### Request
Transcribe the records below in full; pictures stay out of the copy.

### Task data
--
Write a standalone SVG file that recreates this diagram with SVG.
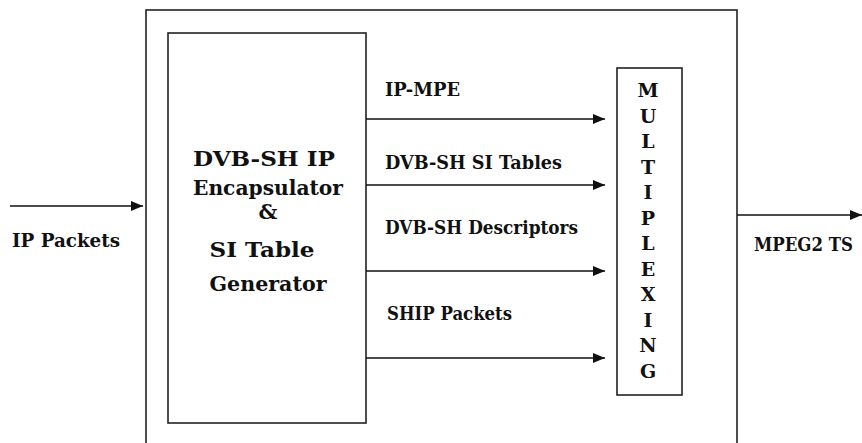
<svg xmlns="http://www.w3.org/2000/svg" width="862" height="443" viewBox="0 0 862 443">
  <style>
    .box { fill: none; stroke: #222; stroke-width: 1.6; }
    .conn { stroke: #111; stroke-width: 1.6; fill: none; marker-end: url(#arrow); }
    text { font-family: 'DejaVu Serif', serif; font-weight: bold; fill: #111; }
    .lbl { font-size: 18px; }
    .big { font-size: 21px; text-anchor: middle; }
    .mux { font-size: 19px; text-anchor: middle; }
  </style>
  <defs>
    <marker id="arrow" markerUnits="userSpaceOnUse" markerWidth="13" markerHeight="11" refX="12" refY="5" orient="auto">
      <path d="M0,0 L12,5 L0,10 z" fill="#111"/>
    </marker>
  </defs>
  <rect width="862" height="443" fill="#ffffff"/>

  <g id="outer">
    <rect class="box" x="146" y="10" width="591" height="445"/>
  </g>

  <g id="encapsulator">
    <rect class="box" x="168" y="33" width="198" height="390"/>
    <text class="big" x="264" y="166" textLength="142" lengthAdjust="spacingAndGlyphs">DVB-SH IP</text>
    <text class="big" x="268" y="195" textLength="150" lengthAdjust="spacingAndGlyphs">Encapsulator</text>
    <text class="big" x="268" y="219">&amp;</text>
    <text class="big" x="262" y="257" textLength="105" lengthAdjust="spacingAndGlyphs">SI Table</text>
    <text class="big" x="268" y="291" textLength="117" lengthAdjust="spacingAndGlyphs">Generator</text>
  </g>

  <g id="multiplexing">
    <rect class="box" x="617" y="68" width="65" height="327"/>
    <text class="mux" x="648" y="97">M</text>
    <text class="mux" x="648" y="122.5">U</text>
    <text class="mux" x="648" y="148">L</text>
    <text class="mux" x="648" y="173.5">T</text>
    <text class="mux" x="648" y="199">I</text>
    <text class="mux" x="648" y="224.5">P</text>
    <text class="mux" x="648" y="250">L</text>
    <text class="mux" x="648" y="275.5">E</text>
    <text class="mux" x="648" y="301">X</text>
    <text class="mux" x="648" y="326.5">I</text>
    <text class="mux" x="648" y="352">N</text>
    <text class="mux" x="648" y="377.5">G</text>
  </g>

  <g id="connectors">
    <line class="conn" x1="10" y1="206" x2="143" y2="206"/>
    <line class="conn" x1="366" y1="119" x2="605" y2="119"/>
    <line class="conn" x1="366" y1="185" x2="605" y2="185"/>
    <line class="conn" x1="366" y1="271" x2="605" y2="271"/>
    <line class="conn" x1="366" y1="358" x2="605" y2="358"/>
    <line class="conn" x1="737" y1="215" x2="862" y2="215"/>
  </g>

  <g id="labels">
    <text class="lbl" x="12" y="247" textLength="108" lengthAdjust="spacingAndGlyphs">IP Packets</text>
    <text class="lbl" x="385" y="96" textLength="75" lengthAdjust="spacingAndGlyphs">IP-MPE</text>
    <text class="lbl" x="385" y="169" textLength="177" lengthAdjust="spacingAndGlyphs">DVB-SH SI Tables</text>
    <text class="lbl" x="385" y="234" textLength="193" lengthAdjust="spacingAndGlyphs">DVB-SH Descriptors</text>
    <text class="lbl" x="387" y="320" textLength="125" lengthAdjust="spacingAndGlyphs">SHIP Packets</text>
    <text class="lbl" x="754" y="251" textLength="99" lengthAdjust="spacingAndGlyphs">MPEG2 TS</text>
  </g>
</svg>
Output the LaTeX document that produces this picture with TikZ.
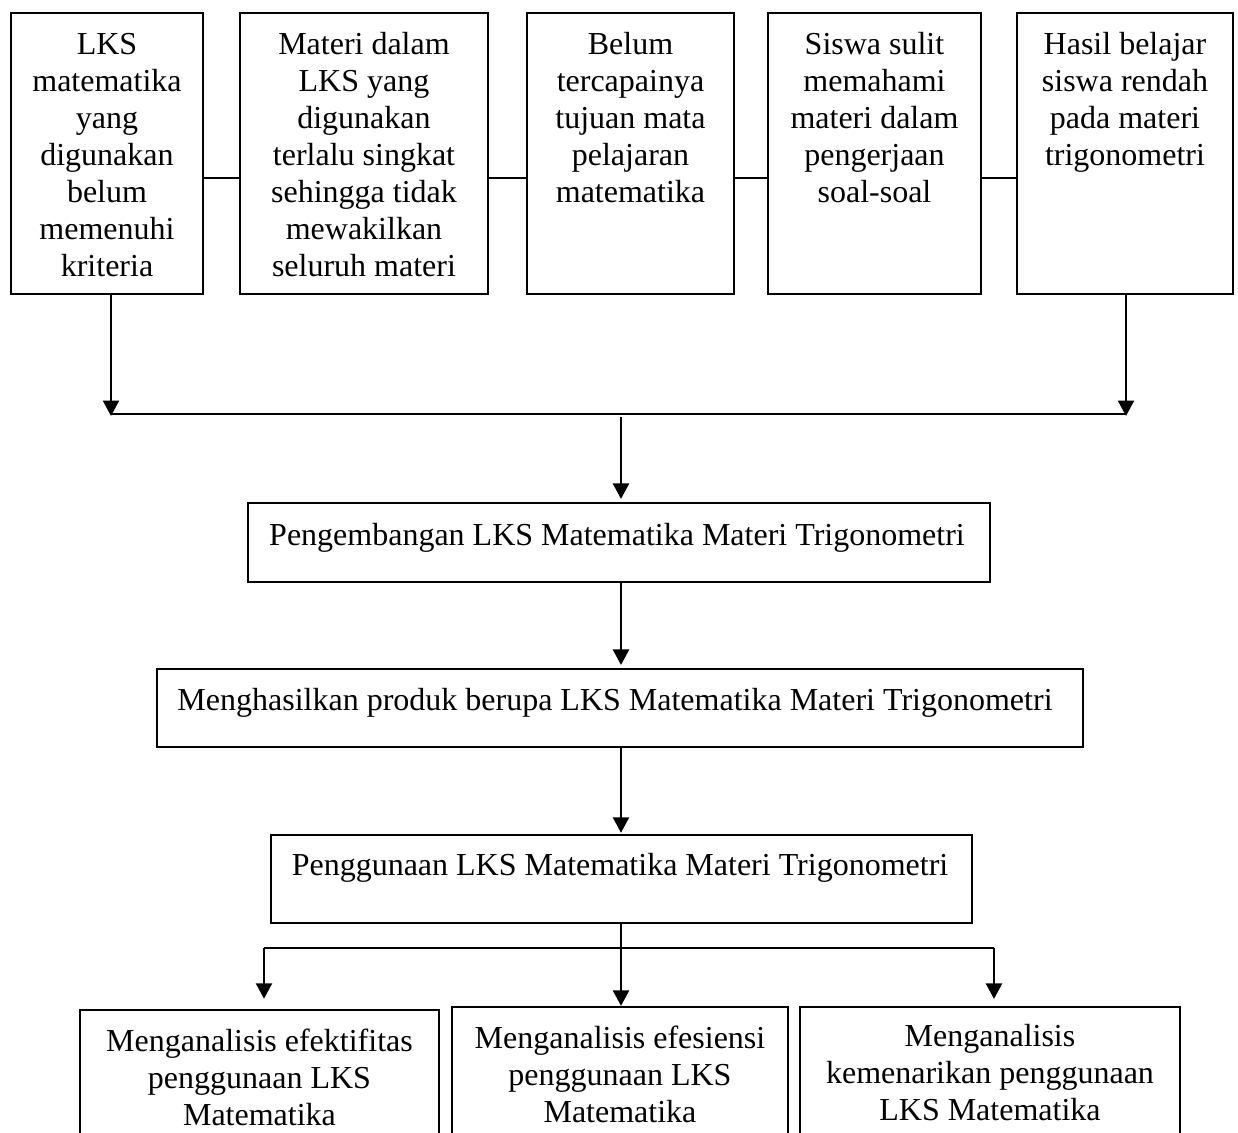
\documentclass[tikz,border=0pt]{standalone}
\usepackage{fontspec}
\setmainfont{Liberation Serif}
\usetikzlibrary{arrows.meta,fit}
\begin{document}
\begin{tikzpicture}[x=0.375pt,y=-0.375pt,
  line width=0.85pt,
  boxnode/.style={draw=black,line width=0.85pt,inner sep=0pt},
  txt/.style={align=center,inner sep=0pt,anchor=north,font=\fontsize{12}{13.9}\selectfont},
  stxt/.style={inner sep=0pt,anchor=base,font=\fontsize{12}{13.9}\selectfont},
  arr/.style={-{Triangle[width=6pt,length=5.8pt]}}]
\useasboundingbox (0,0) rectangle (1238,1133);
\clip (0,0) rectangle (1238,1133);

% top row
\node[boxnode,fit={(11,13) (203,294)}] (b1) {};
\node[boxnode,fit={(240,13) (488,294)}] (b2) {};
\node[boxnode,fit={(527,13) (734,294)}] (b3) {};
\node[boxnode,fit={(768,13) (981,294)}] (b4) {};
\node[boxnode,fit={(1017,13) (1233,294)}] (b5) {};

\node[txt] (t1) at (b1.north |- 0,27) {\strut LKS\\matematika\\yang\\digunakan\\belum\\memenuhi\\kriteria};
\node[txt] (t2) at (b2.north |- 0,27) {\strut Materi dalam\\LKS yang\\digunakan\\terlalu singkat\\sehingga tidak\\mewakilkan\\seluruh materi};
\node[txt] (t3) at (b3.north |- 0,27) {\strut Belum\\tercapainya\\tujuan mata\\pelajaran\\matematika};
\node[txt] (t4) at (b4.north |- 0,27) {\strut Siswa sulit\\memahami\\materi dalam\\pengerjaan\\soal-soal};
\node[txt] (t5) at (b5.north |- 0,27) {\strut Hasil belajar\\siswa rendah\\pada materi\\trigonometri};

\coordinate (m) at (0,178);
\draw (b1.east |- m) -- (b2.west |- m);
\draw (b2.east |- m) -- (b3.west |- m);
\draw (b3.east |- m) -- (b4.west |- m);
\draw (b4.east |- m) -- (b5.west |- m);

% collector
\coordinate (jl) at (111,414);
\coordinate (jr) at (1126,414);
\coordinate (js) at (621,417);
\draw[arr] (b1.south -| jl) -- ([yshift=-0.75pt]jl);
\draw[arr] (b5.south -| jr) -- ([yshift=-0.75pt]jr);
\draw (jl) -- (jr);

% middle chain
\node[boxnode,fit={(248,503) (990,582)}] (p1) {};
\node[boxnode,fit={(157,669) (1083,747)}] (p2) {};
\node[boxnode,fit={(271,835) (972,923)}] (p3) {};
\node[stxt] (pt1) at (617,545) {Pengembangan LKS Matematika Materi Trigonometri};
\node[stxt] (pt2) at (615,710) {Menghasilkan produk berupa LKS Matematika Materi Trigonometri};
\node[stxt] (pt3) at (620,875) {Penggunaan LKS Matematika Materi Trigonometri};

\draw[arr,shorten >=1.1pt] (js) -- (p1.north -| js);
\draw[arr,shorten >=1.1pt] (p1.south -| js) -- (p2.north -| js);
\draw[arr,shorten >=0.4pt] (p2.south -| js) -- (p3.north -| js);

% split
\coordinate (kl) at (264,948);
\coordinate (km) at (621,948);
\coordinate (kr) at (994,948);
\draw (p3.south -| km) -- (km);
\draw (kl) -- (kr);

% bottom row
\node[boxnode,fit={(80,1010) (439,1150)}] (c1) {};
\node[boxnode,fit={(452,1007) (788,1150)}] (c2) {};
\node[boxnode,fit={(800,1007) (1180,1150)}] (c3) {};
\node[txt] (u1) at (c1.north |- 0,1024) {\strut Menganalisis efektifitas\\penggunaan LKS\\Matematika};
\node[txt] (u2) at (c2.north |- 0,1021) {\strut Menganalisis efesiensi\\penggunaan LKS\\Matematika};
\node[txt] (u3) at (c3.north |- 0,1019) {\strut Menganalisis\\kemenarikan penggunaan\\LKS Matematika};

\draw[arr,shorten >=3.8pt] (kl) -- (c1.north -| kl);
\draw[arr] (km) -- (c2.north -| km);
\draw[arr,shorten >=2.6pt] (kr) -- (c3.north -| kr);
\end{tikzpicture}
\end{document}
--
### Final result
Write a standalone SVG file that recreates this diagram with SVG.
<svg xmlns="http://www.w3.org/2000/svg" width="862" height="443" viewBox="0 0 862 443">
  <style>
    .box { fill: none; stroke: #222; stroke-width: 1.6; }
    .conn { stroke: #111; stroke-width: 1.6; fill: none; marker-end: url(#arrow); }
    text { font-family: 'DejaVu Serif', serif; font-weight: bold; fill: #111; }
    .lbl { font-size: 18px; }
    .big { font-size: 21px; text-anchor: middle; }
    .mux { font-size: 19px; text-anchor: middle; }
  </style>
  <defs>
    <marker id="arrow" markerUnits="userSpaceOnUse" markerWidth="13" markerHeight="11" refX="12" refY="5" orient="auto">
      <path d="M0,0 L12,5 L0,10 z" fill="#111"/>
    </marker>
  </defs>
  <rect width="862" height="443" fill="#ffffff"/>

  <g id="outer">
    <rect class="box" x="146" y="10" width="591" height="445"/>
  </g>

  <g id="encapsulator">
    <rect class="box" x="168" y="33" width="198" height="390"/>
    <text class="big" x="264" y="166" textLength="142" lengthAdjust="spacingAndGlyphs">DVB-SH IP</text>
    <text class="big" x="268" y="195" textLength="150" lengthAdjust="spacingAndGlyphs">Encapsulator</text>
    <text class="big" x="268" y="219">&amp;</text>
    <text class="big" x="262" y="257" textLength="105" lengthAdjust="spacingAndGlyphs">SI Table</text>
    <text class="big" x="268" y="291" textLength="117" lengthAdjust="spacingAndGlyphs">Generator</text>
  </g>

  <g id="multiplexing">
    <rect class="box" x="617" y="68" width="65" height="327"/>
    <text class="mux" x="648" y="97">M</text>
    <text class="mux" x="648" y="122.5">U</text>
    <text class="mux" x="648" y="148">L</text>
    <text class="mux" x="648" y="173.5">T</text>
    <text class="mux" x="648" y="199">I</text>
    <text class="mux" x="648" y="224.5">P</text>
    <text class="mux" x="648" y="250">L</text>
    <text class="mux" x="648" y="275.5">E</text>
    <text class="mux" x="648" y="301">X</text>
    <text class="mux" x="648" y="326.5">I</text>
    <text class="mux" x="648" y="352">N</text>
    <text class="mux" x="648" y="377.5">G</text>
  </g>

  <g id="connectors">
    <line class="conn" x1="10" y1="206" x2="143" y2="206"/>
    <line class="conn" x1="366" y1="119" x2="605" y2="119"/>
    <line class="conn" x1="366" y1="185" x2="605" y2="185"/>
    <line class="conn" x1="366" y1="271" x2="605" y2="271"/>
    <line class="conn" x1="366" y1="358" x2="605" y2="358"/>
    <line class="conn" x1="737" y1="215" x2="862" y2="215"/>
  </g>

  <g id="labels">
    <text class="lbl" x="12" y="247" textLength="108" lengthAdjust="spacingAndGlyphs">IP Packets</text>
    <text class="lbl" x="385" y="96" textLength="75" lengthAdjust="spacingAndGlyphs">IP-MPE</text>
    <text class="lbl" x="385" y="169" textLength="177" lengthAdjust="spacingAndGlyphs">DVB-SH SI Tables</text>
    <text class="lbl" x="385" y="234" textLength="193" lengthAdjust="spacingAndGlyphs">DVB-SH Descriptors</text>
    <text class="lbl" x="387" y="320" textLength="125" lengthAdjust="spacingAndGlyphs">SHIP Packets</text>
    <text class="lbl" x="754" y="251" textLength="99" lengthAdjust="spacingAndGlyphs">MPEG2 TS</text>
  </g>
</svg>
Output the LaTeX document that produces this picture with TikZ.
\documentclass[tikz,border=0pt]{standalone}
\usepackage{fontspec}
\setmainfont{Liberation Serif}
\usetikzlibrary{arrows.meta,fit}
\begin{document}
\begin{tikzpicture}[x=0.375pt,y=-0.375pt,
  line width=0.85pt,
  boxnode/.style={draw=black,line width=0.85pt,inner sep=0pt},
  txt/.style={align=center,inner sep=0pt,anchor=north,font=\fontsize{12}{13.9}\selectfont},
  stxt/.style={inner sep=0pt,anchor=base,font=\fontsize{12}{13.9}\selectfont},
  arr/.style={-{Triangle[width=6pt,length=5.8pt]}}]
\useasboundingbox (0,0) rectangle (1238,1133);
\clip (0,0) rectangle (1238,1133);

% top row
\node[boxnode,fit={(11,13) (203,294)}] (b1) {};
\node[boxnode,fit={(240,13) (488,294)}] (b2) {};
\node[boxnode,fit={(527,13) (734,294)}] (b3) {};
\node[boxnode,fit={(768,13) (981,294)}] (b4) {};
\node[boxnode,fit={(1017,13) (1233,294)}] (b5) {};

\node[txt] (t1) at (b1.north |- 0,27) {\strut LKS\\matematika\\yang\\digunakan\\belum\\memenuhi\\kriteria};
\node[txt] (t2) at (b2.north |- 0,27) {\strut Materi dalam\\LKS yang\\digunakan\\terlalu singkat\\sehingga tidak\\mewakilkan\\seluruh materi};
\node[txt] (t3) at (b3.north |- 0,27) {\strut Belum\\tercapainya\\tujuan mata\\pelajaran\\matematika};
\node[txt] (t4) at (b4.north |- 0,27) {\strut Siswa sulit\\memahami\\materi dalam\\pengerjaan\\soal-soal};
\node[txt] (t5) at (b5.north |- 0,27) {\strut Hasil belajar\\siswa rendah\\pada materi\\trigonometri};

\coordinate (m) at (0,178);
\draw (b1.east |- m) -- (b2.west |- m);
\draw (b2.east |- m) -- (b3.west |- m);
\draw (b3.east |- m) -- (b4.west |- m);
\draw (b4.east |- m) -- (b5.west |- m);

% collector
\coordinate (jl) at (111,414);
\coordinate (jr) at (1126,414);
\coordinate (js) at (621,417);
\draw[arr] (b1.south -| jl) -- ([yshift=-0.75pt]jl);
\draw[arr] (b5.south -| jr) -- ([yshift=-0.75pt]jr);
\draw (jl) -- (jr);

% middle chain
\node[boxnode,fit={(248,503) (990,582)}] (p1) {};
\node[boxnode,fit={(157,669) (1083,747)}] (p2) {};
\node[boxnode,fit={(271,835) (972,923)}] (p3) {};
\node[stxt] (pt1) at (617,545) {Pengembangan LKS Matematika Materi Trigonometri};
\node[stxt] (pt2) at (615,710) {Menghasilkan produk berupa LKS Matematika Materi Trigonometri};
\node[stxt] (pt3) at (620,875) {Penggunaan LKS Matematika Materi Trigonometri};

\draw[arr,shorten >=1.1pt] (js) -- (p1.north -| js);
\draw[arr,shorten >=1.1pt] (p1.south -| js) -- (p2.north -| js);
\draw[arr,shorten >=0.4pt] (p2.south -| js) -- (p3.north -| js);

% split
\coordinate (kl) at (264,948);
\coordinate (km) at (621,948);
\coordinate (kr) at (994,948);
\draw (p3.south -| km) -- (km);
\draw (kl) -- (kr);

% bottom row
\node[boxnode,fit={(80,1010) (439,1150)}] (c1) {};
\node[boxnode,fit={(452,1007) (788,1150)}] (c2) {};
\node[boxnode,fit={(800,1007) (1180,1150)}] (c3) {};
\node[txt] (u1) at (c1.north |- 0,1024) {\strut Menganalisis efektifitas\\penggunaan LKS\\Matematika};
\node[txt] (u2) at (c2.north |- 0,1021) {\strut Menganalisis efesiensi\\penggunaan LKS\\Matematika};
\node[txt] (u3) at (c3.north |- 0,1019) {\strut Menganalisis\\kemenarikan penggunaan\\LKS Matematika};

\draw[arr,shorten >=3.8pt] (kl) -- (c1.north -| kl);
\draw[arr] (km) -- (c2.north -| km);
\draw[arr,shorten >=2.6pt] (kr) -- (c3.north -| kr);
\end{tikzpicture}
\end{document}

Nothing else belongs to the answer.